• Problem details
Start at the line that contains "What Bokeh code", stop at the line that contains "from bokeh.resources import INLINE", and repeat every line in that span, those two included, with no pictures.

• Stored data
☆ ☆ ☆ ☆ ☆

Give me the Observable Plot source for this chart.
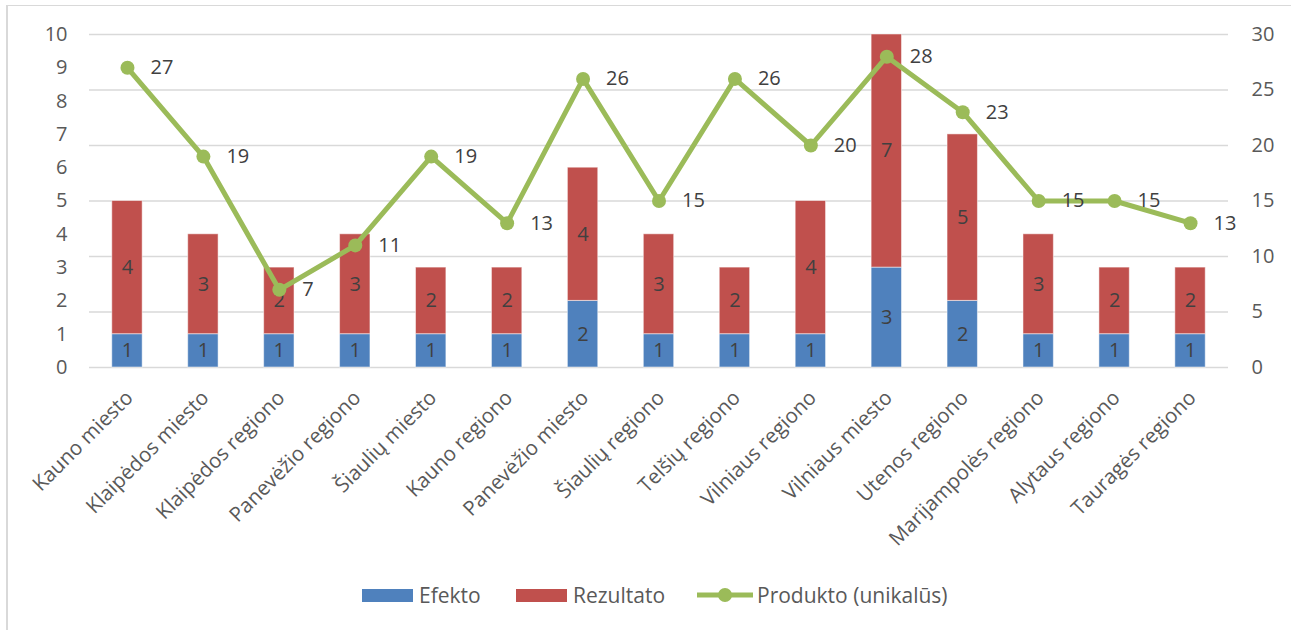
<!DOCTYPE html>
<html>
<head>
<meta charset="utf-8">
<script src="https://cdn.jsdelivr.net/npm/d3@7"></script>
<script src="https://cdn.jsdelivr.net/npm/@observablehq/plot@0.6"></script>
<style>
  body { margin: 0; background: #fff; }
  #wrap { position: relative; width: 1291px; height: 630px; overflow: hidden; font-family: "Open Sans", Lato, sans-serif; }
  #frame { position: absolute; left: 6px; top: 5px; width: 1300px; height: 640px; border-left: 2px solid #d9d9d9; border-top: 1px solid #d9d9d9; }
  #chart { position: absolute; left: 0; top: 0; }
  #legend { position: absolute; left: 0; top: 582px; width: 1291px; height: 26px; }
  .item { position: absolute; top: 0; display: flex; align-items: center; height: 26px; font-size: 21px; color: #595959; }
  .sw { display: inline-block; width: 51px; height: 13px; margin-right: 6px; }
</style>
</head>
<body>
<div id="wrap">
  <div id="frame"></div>
  <div id="chart"></div>
  <div id="legend"></div>
</div>
<script>
const categories = ["Kauno miesto","Klaipėdos miesto","Klaipėdos regiono","Panevėžio regiono","Šiaulių miesto","Kauno regiono","Panevėžio miesto","Šiaulių regiono","Telšių regiono","Vilniaus regiono","Vilniaus miesto","Utenos regiono","Marijampolės regiono","Alytaus regiono","Tauragės regiono"];
const efekto = [1,1,1,1,1,1,2,1,1,1,3,2,1,1,1];
const rezultato = [4,3,2,3,2,2,4,3,2,4,7,5,3,2,2];
const produkto = [27,19,7,11,19,13,26,15,26,20,28,23,15,15,13];
const leftTicks = [0,1,2,3,4,5,6,7,8,9,10];
const rightTicks = [0,5,10,15,20,25,30];
const seriesNames = ["Efekto","Rezultato","Produkto (unikalūs)"];
const colors = ["#4F81BD","#C0504D","#9BBB59"];

const ratio = 10 / 30; // right axis (0–30) mapped onto left axis (0–10)

const bars = [];
categories.forEach((c, i) => {
  bars.push({cat: c, series: seriesNames[0], y1: 0, y2: efekto[i], v: efekto[i]});
  bars.push({cat: c, series: seriesNames[1], y1: efekto[i], y2: efekto[i] + rezultato[i], v: rezultato[i]});
});
const line = categories.map((c, i) => ({cat: c, v: produkto[i], y: produkto[i] * ratio}));

const font = "'Open Sans', Lato, sans-serif";

const chart = Plot.plot({
  width: 1291,
  height: 572,
  marginLeft: 89,
  marginRight: 63,
  marginTop: 34,
  marginBottom: 205,
  style: {fontFamily: font, fontSize: "20px", color: "#595959", background: "transparent"},
  x: {domain: categories, paddingInner: 0.6, paddingOuter: 0.3, align: 0.5, round: false},
  y: {domain: [0, 10]},
  color: {domain: seriesNames, range: colors},
  marks: [
    Plot.gridY(rightTicks.map(d => d * ratio), {stroke: "#d9d9d9", strokeOpacity: 1, strokeWidth: 1.5}),
    Plot.axisY(leftTicks, {anchor: "left", tickSize: 0, tickPadding: 22, fontSize: 20, fill: "#595959", label: null}),
    Plot.axisY(rightTicks.map(d => d * ratio), {anchor: "right", tickSize: 0, tickPadding: 23, fontSize: 20, fill: "#595959", textAnchor: "start", tickFormat: d => Math.round(d * 3), label: null}),
    Plot.axisX({tickSize: 0, tickRotate: -45, tickPadding: 14, dy: 13, dx: 2, fontSize: 20.5, fill: "#595959", label: null}),
    Plot.barY(bars, {x: "cat", y1: "y1", y2: "y2", fill: "series", stroke: "white", strokeWidth: 1, strokeOpacity: 0.5}),
    Plot.text(bars, {x: "cat", y: d => (d.y1 + d.y2) / 2, text: "v", fill: "#404040", fontSize: 20}),
    Plot.line(line, {x: "cat", y: "y", stroke: colors[2], strokeWidth: 5, strokeLinejoin: "round"}),
    Plot.dot(line, {x: "cat", y: "y", r: 7, fill: colors[2]}),
    Plot.text(line, {x: "cat", y: "y", text: "v", dx: 23, textAnchor: "start", fill: "#404040", fontSize: 20})
  ]
});
document.getElementById("chart").appendChild(chart);

// Legend
const legend = document.getElementById("legend");
const legendItems = [
  {name: seriesNames[0], color: colors[0], left: 362, type: "rect"},
  {name: seriesNames[1], color: colors[1], left: 516, type: "rect"},
  {name: seriesNames[2], color: colors[2], left: 697, type: "line"}
];
legendItems.forEach(it => {
  const el = document.createElement("div");
  el.className = "item";
  el.style.left = it.left + "px";
  if (it.type === "rect") {
    el.innerHTML = `<span class="sw" style="background:${it.color}"></span><span>${it.name}</span>`;
  } else {
    el.innerHTML = `<svg width="56" height="16" style="margin-right:4px"><line x1="0" y1="8" x2="56" y2="8" stroke="${it.color}" stroke-width="5"/><circle cx="28" cy="8" r="7" fill="${it.color}"/></svg><span>${it.name}</span>`;
  }
  legend.appendChild(el);
});
</script>
</body>
</html>
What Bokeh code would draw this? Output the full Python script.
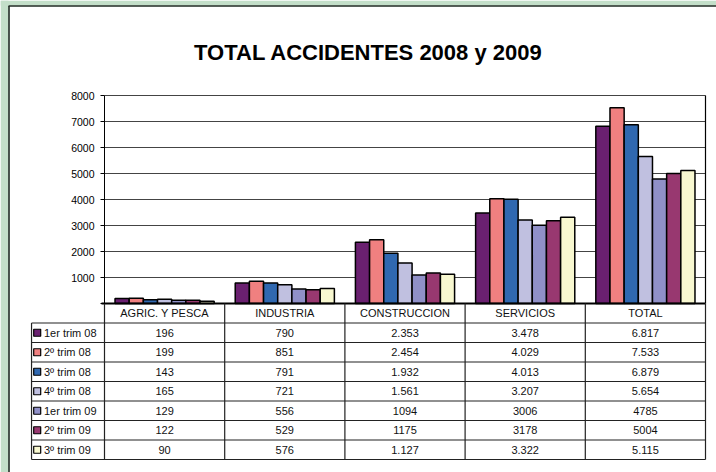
from bokeh.plotting import figure
from bokeh.models import Range1d, FixedTicker, LinearAxis
from bokeh.core.properties import value
from bokeh.embed import file_html
from bokeh.resources import INLINE

# ---------------- data ----------------
categories = ["AGRIC. Y PESCA", "INDUSTRIA", "CONSTRUCCION", "SERVICIOS", "TOTAL"]
series_names = ["1er trim 08", "2º trim 08", "3º trim 08", "4º trim 08",
                "1er trim 09", "2º trim 09", "3º trim 09"]
series_colors = ["#6a2070", "#f08080", "#3068b0", "#c0c0e0", "#9090c8", "#983870", "#f8f8d0"]

trim1_08 = ["196", "790", "2.353", "3.478", "6.817"]
trim2_08 = ["199", "851", "2.454", "4.029", "7.533"]
trim3_08 = ["143", "791", "1.932", "4.013", "6.879"]
trim4_08 = ["165", "721", "1.561", "3.207", "5.654"]
trim1_09 = ["129", "556", "1094", "3006", "4785"]
trim2_09 = ["122", "529", "1175", "3178", "5004"]
trim3_09 = ["90", "576", "1.127", "3.322", "5.115"]

table_rows = [trim1_08, trim2_08, trim3_08, trim4_08, trim1_09, trim2_09, trim3_09]
values = [[int(s.replace(".", "")) for s in row] for row in table_rows]

y_ticks = [0, 1000, 2000, 3000, 4000, 5000, 6000, 7000, 8000]
title_text = "TOTAL ACCIDENTES 2008 y 2009"

# ---------------- layout constants ----------------
W, H = 716, 472
FONT = "Liberation Sans"
n_cat = len(categories)
n_ser = len(series_names)
PX_PER_CAT = 120.2      # pixels per category slot
X0_PX = 104             # page x of the value axis
PX_PER_VAL = 0.026      # pixels per accident
Y0_PX = 303             # page y of value 0
ROW = 750               # table row height in value units (19.5 px)
group_w = 0.825
bw = group_w / n_ser
label_w = 0.607
Y_MAX = y_ticks[-1]


def px_x(px):
    return (px - X0_PX) / PX_PER_CAT


def px_y(py):
    return (Y0_PX - py) / PX_PER_VAL


p = figure(width=W, height=H, output_backend="svg", toolbar_location=None,
           x_range=Range1d(px_x(0), px_x(W)), y_range=Range1d(px_y(H), px_y(0)),
           x_axis_location=None, y_axis_location=None,
           min_border_left=0, min_border_right=0, min_border_top=0, min_border_bottom=0)
p.background_fill_color = "white"
p.border_fill_color = "white"
p.outline_line_color = None
p.grid.visible = False

# ---- panel decoration (green frame strips + dark edge) ----
green = "#c3dfc9"
p.quad(left=[px_x(0), px_x(0)], right=[px_x(8), px_x(W)],
       bottom=[px_y(H), px_y(5)], top=[px_y(0), px_y(0)],
       fill_color=green, line_color=None)
p.segment(x0=[px_x(8.5), px_x(8)], y0=[px_y(5.5), px_y(5.5)],
          x1=[px_x(8.5), px_x(W)], y1=[px_y(H), px_y(5.5)],
          line_color="#1e2a22", line_width=1.6)

# ---- title ----
p.text(x=[px_x(368)], y=[px_y(52)], text=[title_text], text_font=value(FONT),
       text_font_size=value("22px"), text_font_style="bold", text_color="black",
       text_align="center", text_baseline="alphabetic")

# ---- gridlines and chart border ----
grid_y = y_ticks[1:]
p.segment(x0=[0] * len(grid_y), y0=grid_y, x1=[n_cat] * len(grid_y), y1=grid_y,
          line_color="#444444", line_width=1)
p.segment(x0=[n_cat], y0=[0], x1=[n_cat], y1=[Y_MAX], line_color="black", line_width=1.2)

# ---- bars ----
for j in range(n_ser):
    xs = [i + 0.5 + (j - (n_ser - 1) / 2) * bw for i in range(n_cat)]
    p.vbar(x=xs, top=values[j], bottom=0, width=bw,
           fill_color=series_colors[j], line_color="black", line_width=1.5)

# baseline
p.segment(x0=[px_x(101)], y0=[0], x1=[n_cat], y1=[0], line_color="black", line_width=2)

# ---- value axis ----
ax = LinearAxis(fixed_location=0)
ax.ticker = FixedTicker(ticks=y_ticks)
ax.bounds = (0, Y_MAX)
ax.major_label_overrides = {0: ""}
ax.major_label_text_font = FONT
ax.major_label_text_font_size = "10.5px"
ax.major_label_text_color = "black"
ax.major_label_standoff = 6
ax.major_tick_out = 4
ax.major_tick_in = 0
ax.minor_tick_out = 0
ax.minor_tick_in = 0
ax.axis_line_color = "black"
ax.major_tick_line_color = "black"
p.add_layout(ax, "left")

# ---- data table ----
line_col = "#222222"
n_rows = n_ser + 1
row_y = [-ROW * k for k in range(n_rows + 1)]
# horizontal lines (below header)
hy = row_y[1:]
p.segment(x0=[-label_w] * len(hy), y0=hy, x1=[n_cat] * len(hy), y1=hy,
          line_color=line_col, line_width=1.2)
# vertical lines
vx = list(range(n_cat + 1))
p.segment(x0=vx, y0=[0] * len(vx), x1=vx, y1=[row_y[-1]] * len(vx),
          line_color=line_col, line_width=1.2)
p.segment(x0=[-label_w], y0=[row_y[1]], x1=[-label_w], y1=[row_y[-1]],
          line_color=line_col, line_width=1.2)

mid = [-(k + 0.5) * ROW for k in range(n_rows)]
# header
p.text(x=[i + 0.5 for i in range(n_cat)], y=[mid[0]] * n_cat, text=categories,
       text_font=value(FONT), text_font_size=value("11px"), text_color="#111111",
       text_align="center", text_baseline="middle")
# rows
for j in range(n_ser):
    p.text(x=[i + 0.5 for i in range(n_cat)], y=[mid[j + 1]] * n_cat, text=table_rows[j],
           text_font=value(FONT), text_font_size=value("11px"), text_color="#111111",
           text_align="center", text_baseline="middle")

p.scatter(x=[px_x(36.7)] * n_ser, y=mid[1:], marker="square",
          size=7, fill_color=series_colors, line_color="black", line_width=1.2)
p.text(x=[px_x(43.5)] * n_ser, y=mid[1:], text=series_names,
       text_font=value(FONT), text_font_size=value("11px"), text_color="#111111",
       text_align="left", text_baseline="middle")

open("out.html", "w").write(file_html(p, INLINE))
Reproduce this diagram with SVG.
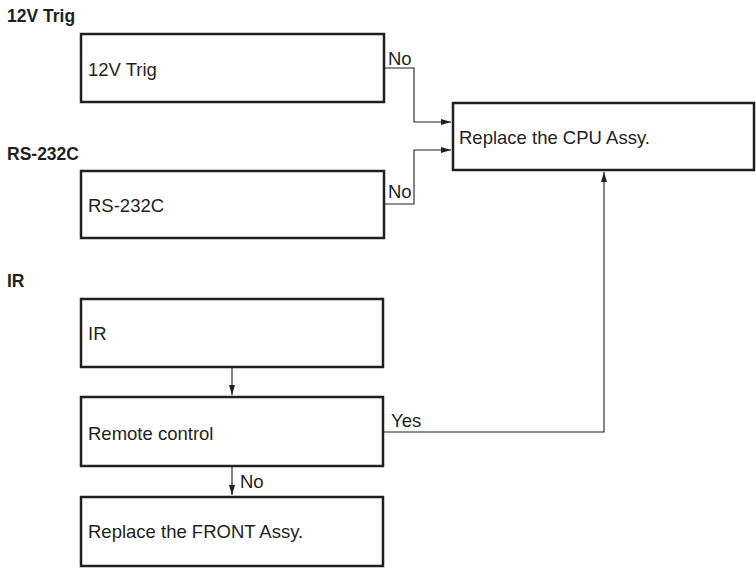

☆ ☆ ☆ ☆ ☆

• Response to the exercise
What Bokeh code would draw this? Output the full Python script.
from bokeh.plotting import figure
from bokeh.models import Range1d, FixedTicker, LinearAxis
from bokeh.core.properties import value
from bokeh.embed import file_html
from bokeh.resources import INLINE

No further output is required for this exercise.